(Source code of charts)

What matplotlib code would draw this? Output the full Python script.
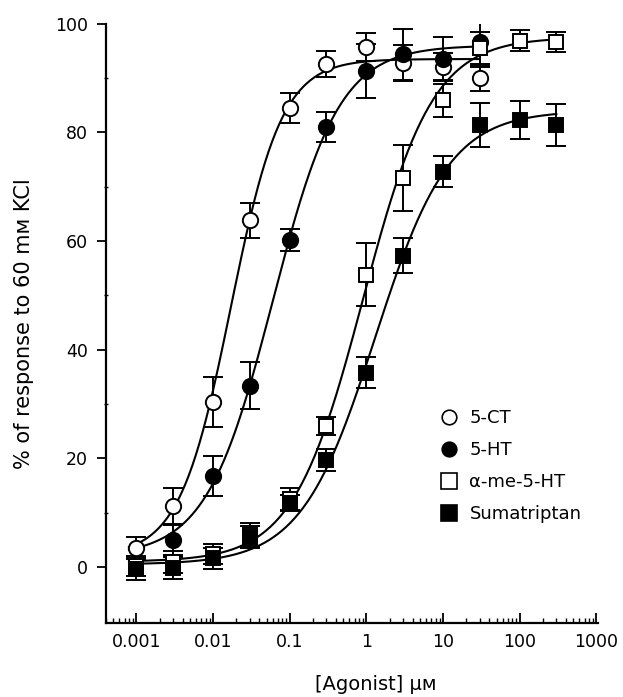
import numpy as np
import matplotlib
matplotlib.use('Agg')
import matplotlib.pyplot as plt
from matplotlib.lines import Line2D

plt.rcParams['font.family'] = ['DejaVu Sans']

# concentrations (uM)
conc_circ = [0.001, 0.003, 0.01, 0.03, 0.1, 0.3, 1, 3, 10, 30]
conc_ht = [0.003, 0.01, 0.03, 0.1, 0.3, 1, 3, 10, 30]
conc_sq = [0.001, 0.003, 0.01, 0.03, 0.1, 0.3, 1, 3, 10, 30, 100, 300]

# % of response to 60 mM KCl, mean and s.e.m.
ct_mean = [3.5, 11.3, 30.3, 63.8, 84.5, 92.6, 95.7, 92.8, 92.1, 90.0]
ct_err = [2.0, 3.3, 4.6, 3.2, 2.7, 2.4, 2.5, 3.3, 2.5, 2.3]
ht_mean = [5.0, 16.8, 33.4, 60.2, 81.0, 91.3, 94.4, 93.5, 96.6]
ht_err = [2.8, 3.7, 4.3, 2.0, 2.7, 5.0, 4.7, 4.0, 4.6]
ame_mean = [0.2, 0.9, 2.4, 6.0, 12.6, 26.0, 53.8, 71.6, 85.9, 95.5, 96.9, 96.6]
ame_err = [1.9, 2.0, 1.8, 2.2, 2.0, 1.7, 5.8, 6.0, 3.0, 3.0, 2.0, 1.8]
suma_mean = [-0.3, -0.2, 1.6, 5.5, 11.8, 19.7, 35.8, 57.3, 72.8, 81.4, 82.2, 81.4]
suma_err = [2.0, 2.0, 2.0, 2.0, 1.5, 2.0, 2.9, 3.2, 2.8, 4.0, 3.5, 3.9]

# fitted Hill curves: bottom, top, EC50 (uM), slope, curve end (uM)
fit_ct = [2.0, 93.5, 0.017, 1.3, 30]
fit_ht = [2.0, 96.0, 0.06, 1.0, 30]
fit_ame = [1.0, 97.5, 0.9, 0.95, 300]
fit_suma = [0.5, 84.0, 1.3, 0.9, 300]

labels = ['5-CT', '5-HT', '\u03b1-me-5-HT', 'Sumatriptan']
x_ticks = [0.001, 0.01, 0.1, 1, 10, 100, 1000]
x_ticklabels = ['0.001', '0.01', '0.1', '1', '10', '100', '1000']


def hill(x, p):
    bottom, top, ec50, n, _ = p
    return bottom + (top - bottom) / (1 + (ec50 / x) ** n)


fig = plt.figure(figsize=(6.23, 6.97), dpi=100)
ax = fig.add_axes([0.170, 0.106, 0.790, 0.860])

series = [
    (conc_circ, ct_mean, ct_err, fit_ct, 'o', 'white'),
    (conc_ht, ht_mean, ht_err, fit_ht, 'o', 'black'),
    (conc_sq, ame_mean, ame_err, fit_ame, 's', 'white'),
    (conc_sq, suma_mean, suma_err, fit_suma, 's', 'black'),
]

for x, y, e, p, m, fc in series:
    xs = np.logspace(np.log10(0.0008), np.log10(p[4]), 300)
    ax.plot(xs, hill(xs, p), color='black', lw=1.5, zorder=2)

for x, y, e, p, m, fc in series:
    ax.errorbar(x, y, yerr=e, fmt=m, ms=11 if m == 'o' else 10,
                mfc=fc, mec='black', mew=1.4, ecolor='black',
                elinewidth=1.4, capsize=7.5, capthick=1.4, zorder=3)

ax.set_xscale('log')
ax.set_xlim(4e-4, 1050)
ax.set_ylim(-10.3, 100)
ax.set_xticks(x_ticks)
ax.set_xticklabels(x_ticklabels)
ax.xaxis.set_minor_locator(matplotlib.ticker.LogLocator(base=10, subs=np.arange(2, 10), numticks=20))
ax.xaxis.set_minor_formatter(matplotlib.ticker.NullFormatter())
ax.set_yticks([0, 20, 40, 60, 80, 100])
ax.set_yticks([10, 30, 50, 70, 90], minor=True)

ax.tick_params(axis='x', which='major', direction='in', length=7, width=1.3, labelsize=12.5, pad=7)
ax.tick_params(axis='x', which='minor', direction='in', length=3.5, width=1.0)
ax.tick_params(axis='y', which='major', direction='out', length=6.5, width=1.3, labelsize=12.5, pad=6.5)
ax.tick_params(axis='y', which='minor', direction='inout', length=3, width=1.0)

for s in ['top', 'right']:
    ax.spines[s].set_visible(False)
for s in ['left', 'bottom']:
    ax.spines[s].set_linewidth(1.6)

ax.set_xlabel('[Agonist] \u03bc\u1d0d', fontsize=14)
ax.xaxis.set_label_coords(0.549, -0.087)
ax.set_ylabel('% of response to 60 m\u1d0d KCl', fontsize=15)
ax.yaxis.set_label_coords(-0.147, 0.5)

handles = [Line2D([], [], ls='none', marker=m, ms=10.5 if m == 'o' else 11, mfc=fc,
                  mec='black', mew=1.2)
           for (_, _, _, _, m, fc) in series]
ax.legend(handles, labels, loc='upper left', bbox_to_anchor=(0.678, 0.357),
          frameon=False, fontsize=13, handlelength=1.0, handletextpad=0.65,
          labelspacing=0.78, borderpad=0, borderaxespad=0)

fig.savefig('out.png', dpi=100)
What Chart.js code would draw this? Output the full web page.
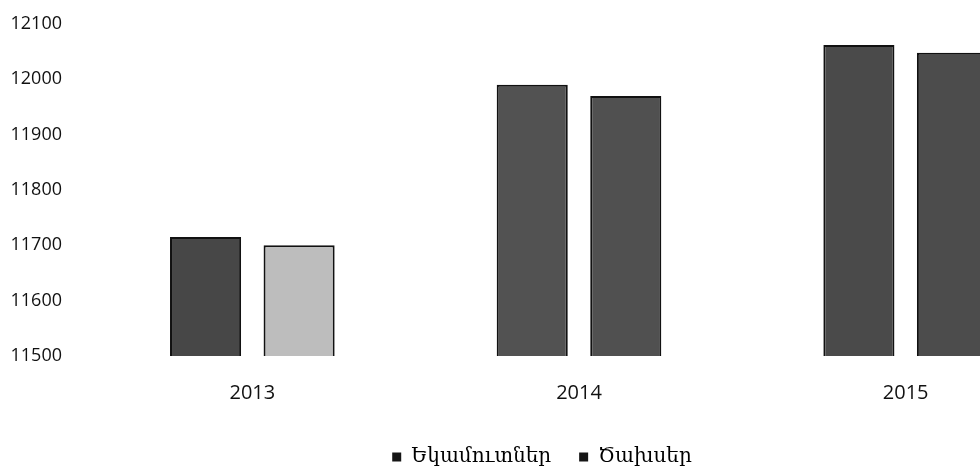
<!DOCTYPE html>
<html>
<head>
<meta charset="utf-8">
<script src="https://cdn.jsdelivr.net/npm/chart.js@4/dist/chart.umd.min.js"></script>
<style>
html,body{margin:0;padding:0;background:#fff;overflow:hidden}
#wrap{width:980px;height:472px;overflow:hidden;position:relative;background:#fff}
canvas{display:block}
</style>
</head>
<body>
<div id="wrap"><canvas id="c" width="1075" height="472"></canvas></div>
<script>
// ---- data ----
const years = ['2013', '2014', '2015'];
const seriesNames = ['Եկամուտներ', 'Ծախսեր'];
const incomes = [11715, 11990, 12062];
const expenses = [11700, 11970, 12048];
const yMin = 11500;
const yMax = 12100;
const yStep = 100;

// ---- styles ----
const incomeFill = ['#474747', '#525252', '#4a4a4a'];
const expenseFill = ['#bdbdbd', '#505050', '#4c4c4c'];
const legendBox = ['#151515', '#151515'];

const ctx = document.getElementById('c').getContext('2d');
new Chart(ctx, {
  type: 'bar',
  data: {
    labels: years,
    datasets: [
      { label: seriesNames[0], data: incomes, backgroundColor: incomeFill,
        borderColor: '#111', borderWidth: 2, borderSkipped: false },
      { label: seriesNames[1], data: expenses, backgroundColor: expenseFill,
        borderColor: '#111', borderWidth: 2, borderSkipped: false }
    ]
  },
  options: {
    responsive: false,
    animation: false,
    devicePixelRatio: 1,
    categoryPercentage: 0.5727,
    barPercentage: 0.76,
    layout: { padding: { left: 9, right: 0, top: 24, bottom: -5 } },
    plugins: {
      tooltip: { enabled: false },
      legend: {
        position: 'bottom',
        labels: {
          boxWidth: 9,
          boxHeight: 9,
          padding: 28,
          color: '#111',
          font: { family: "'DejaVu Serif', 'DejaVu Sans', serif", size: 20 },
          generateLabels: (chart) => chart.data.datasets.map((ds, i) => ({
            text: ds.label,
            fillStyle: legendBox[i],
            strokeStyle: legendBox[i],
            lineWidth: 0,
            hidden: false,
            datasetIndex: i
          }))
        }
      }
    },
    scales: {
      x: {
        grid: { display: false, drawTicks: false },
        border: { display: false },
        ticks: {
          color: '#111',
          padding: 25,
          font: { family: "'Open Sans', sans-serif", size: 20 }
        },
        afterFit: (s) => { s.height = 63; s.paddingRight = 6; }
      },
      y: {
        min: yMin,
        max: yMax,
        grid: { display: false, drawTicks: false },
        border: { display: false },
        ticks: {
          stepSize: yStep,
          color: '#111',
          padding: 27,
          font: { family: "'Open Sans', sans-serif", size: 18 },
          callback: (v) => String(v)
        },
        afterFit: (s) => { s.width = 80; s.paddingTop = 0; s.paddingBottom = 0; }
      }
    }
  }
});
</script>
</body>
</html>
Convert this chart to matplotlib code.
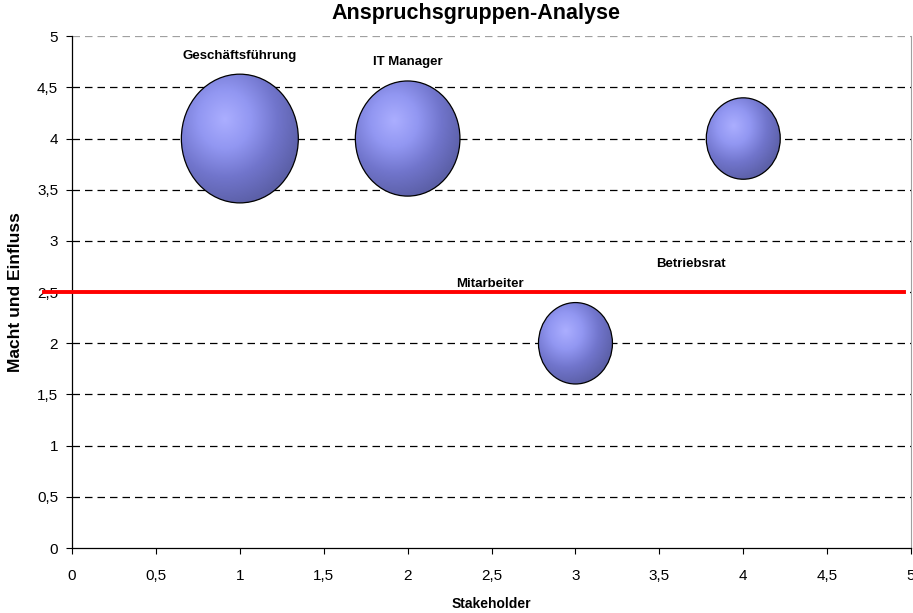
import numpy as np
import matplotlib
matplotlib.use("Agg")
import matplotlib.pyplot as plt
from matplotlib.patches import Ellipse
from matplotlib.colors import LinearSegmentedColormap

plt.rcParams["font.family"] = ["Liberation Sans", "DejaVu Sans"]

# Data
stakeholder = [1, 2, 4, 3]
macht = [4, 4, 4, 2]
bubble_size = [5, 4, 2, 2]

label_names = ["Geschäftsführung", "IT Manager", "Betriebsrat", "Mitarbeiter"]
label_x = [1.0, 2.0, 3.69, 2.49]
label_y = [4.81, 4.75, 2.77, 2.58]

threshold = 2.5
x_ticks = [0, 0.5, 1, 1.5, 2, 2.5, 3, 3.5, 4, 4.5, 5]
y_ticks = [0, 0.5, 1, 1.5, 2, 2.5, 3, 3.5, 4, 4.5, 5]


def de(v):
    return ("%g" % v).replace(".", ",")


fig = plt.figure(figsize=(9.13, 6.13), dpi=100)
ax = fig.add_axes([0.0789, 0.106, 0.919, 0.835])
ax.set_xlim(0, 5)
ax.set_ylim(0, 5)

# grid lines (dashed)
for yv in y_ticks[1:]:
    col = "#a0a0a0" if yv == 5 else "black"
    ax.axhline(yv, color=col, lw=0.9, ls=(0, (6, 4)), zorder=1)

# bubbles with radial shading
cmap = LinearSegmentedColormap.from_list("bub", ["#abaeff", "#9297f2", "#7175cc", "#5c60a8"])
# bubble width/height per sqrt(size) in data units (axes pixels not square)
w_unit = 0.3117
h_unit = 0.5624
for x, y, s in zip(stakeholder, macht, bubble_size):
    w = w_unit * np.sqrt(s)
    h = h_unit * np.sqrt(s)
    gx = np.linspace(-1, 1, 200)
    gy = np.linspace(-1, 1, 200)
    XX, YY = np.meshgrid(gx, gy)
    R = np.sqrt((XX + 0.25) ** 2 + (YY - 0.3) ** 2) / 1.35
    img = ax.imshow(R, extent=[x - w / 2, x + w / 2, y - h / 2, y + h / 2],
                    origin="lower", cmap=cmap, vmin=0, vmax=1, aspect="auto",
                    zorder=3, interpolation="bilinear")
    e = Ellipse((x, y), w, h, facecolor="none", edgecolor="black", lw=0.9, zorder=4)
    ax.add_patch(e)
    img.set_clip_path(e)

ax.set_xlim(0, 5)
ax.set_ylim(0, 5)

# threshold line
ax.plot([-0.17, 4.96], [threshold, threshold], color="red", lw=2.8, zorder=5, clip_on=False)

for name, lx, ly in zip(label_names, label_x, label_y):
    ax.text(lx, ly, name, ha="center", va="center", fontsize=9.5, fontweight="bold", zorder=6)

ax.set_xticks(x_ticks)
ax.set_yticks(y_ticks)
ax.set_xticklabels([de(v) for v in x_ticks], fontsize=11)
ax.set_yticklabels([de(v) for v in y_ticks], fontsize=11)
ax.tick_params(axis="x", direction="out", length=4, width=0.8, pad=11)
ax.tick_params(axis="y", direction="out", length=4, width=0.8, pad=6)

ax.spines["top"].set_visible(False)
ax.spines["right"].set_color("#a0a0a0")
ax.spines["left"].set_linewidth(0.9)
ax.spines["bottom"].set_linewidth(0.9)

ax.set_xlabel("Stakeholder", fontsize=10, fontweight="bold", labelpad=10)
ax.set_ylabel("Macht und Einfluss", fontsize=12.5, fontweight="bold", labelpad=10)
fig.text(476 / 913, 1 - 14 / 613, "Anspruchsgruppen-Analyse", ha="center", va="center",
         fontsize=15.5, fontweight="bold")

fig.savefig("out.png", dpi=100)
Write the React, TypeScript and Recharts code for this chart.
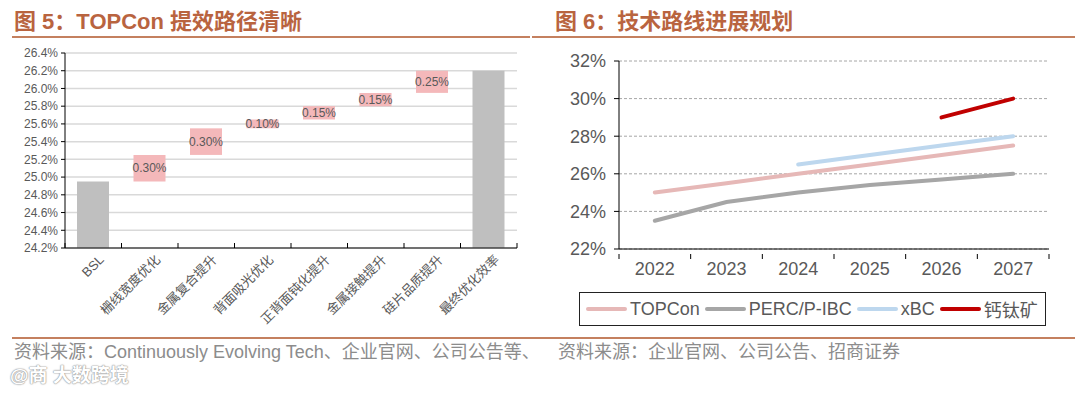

WORK REQUIRED => Return the material from the line containing "What Chart.js code" through the line containing "const legendBox = ['#151515', '#151515'];", exactly and in full, but without its pictures.

TASK SOLUTION =>
What Chart.js code would draw this? Output the full web page.
<!DOCTYPE html>
<html>
<head>
<meta charset="utf-8">
<script src="https://cdn.jsdelivr.net/npm/chart.js@4/dist/chart.umd.min.js"></script>
<style>
html,body{margin:0;padding:0;background:#fff;overflow:hidden}
#wrap{width:980px;height:472px;overflow:hidden;position:relative;background:#fff}
canvas{display:block}
</style>
</head>
<body>
<div id="wrap"><canvas id="c" width="1075" height="472"></canvas></div>
<script>
// ---- data ----
const years = ['2013', '2014', '2015'];
const seriesNames = ['Եկամուտներ', 'Ծախսեր'];
const incomes = [11715, 11990, 12062];
const expenses = [11700, 11970, 12048];
const yMin = 11500;
const yMax = 12100;
const yStep = 100;

// ---- styles ----
const incomeFill = ['#474747', '#525252', '#4a4a4a'];
const expenseFill = ['#bdbdbd', '#505050', '#4c4c4c'];
const legendBox = ['#151515', '#151515'];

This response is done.